Décrit comme «mi-vagabond et mi-déséquilibré», Kassogue S. a mené une attaque sanglante en plein Paris, sans qu’aucun dispositif d’alerte n’ait manifestement pu l’entraver. Au-delà de l’émoi légitime et du sentiment d’impuissance publique qu’inspire cette attaque, reste à comprendre pourquoi ce Malien a récemment franchi les Alpes avant d’être pris, samedi matin à la gare de Lyon, d’une bouffée délirante qui l’a conduit à agresser trois personnes à coups de couteau et de marteau et à mettre le feu à son propre sac à dos. Le pronostic vital de la victime la plus grièvement blessée «serait toujours engagé», disait dimanche le ministère public.
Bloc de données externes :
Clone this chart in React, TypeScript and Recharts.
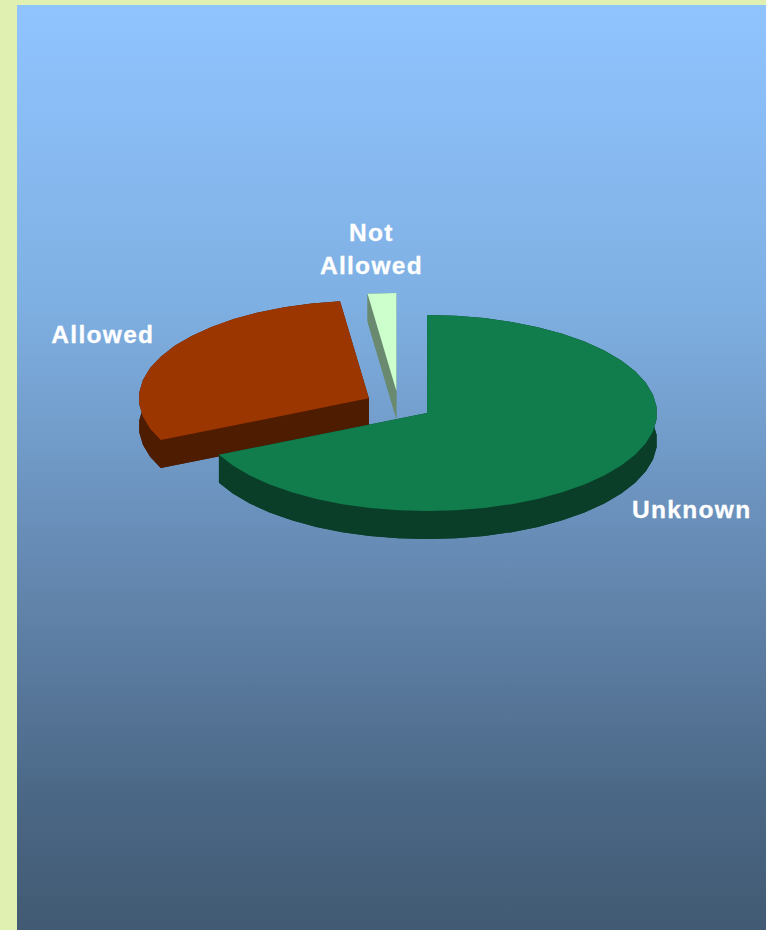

De manière spontanée, l’assaillant a reconnu devant la PJ souffrir de troubles psychiatriques. Au regard d’un «état psychiatrique incompatible avec la mesure de contrainte», sa garde à vue avait été levée samedi soir pour qu’il soit conduit à l’infirmerie psychiatrique de la préfecture de police de Paris. Jadis appelée l’«infirmerie spéciale», cette unité fonctionne à la manière d’une gare de triage des pires névroses et psychoses contemporaines.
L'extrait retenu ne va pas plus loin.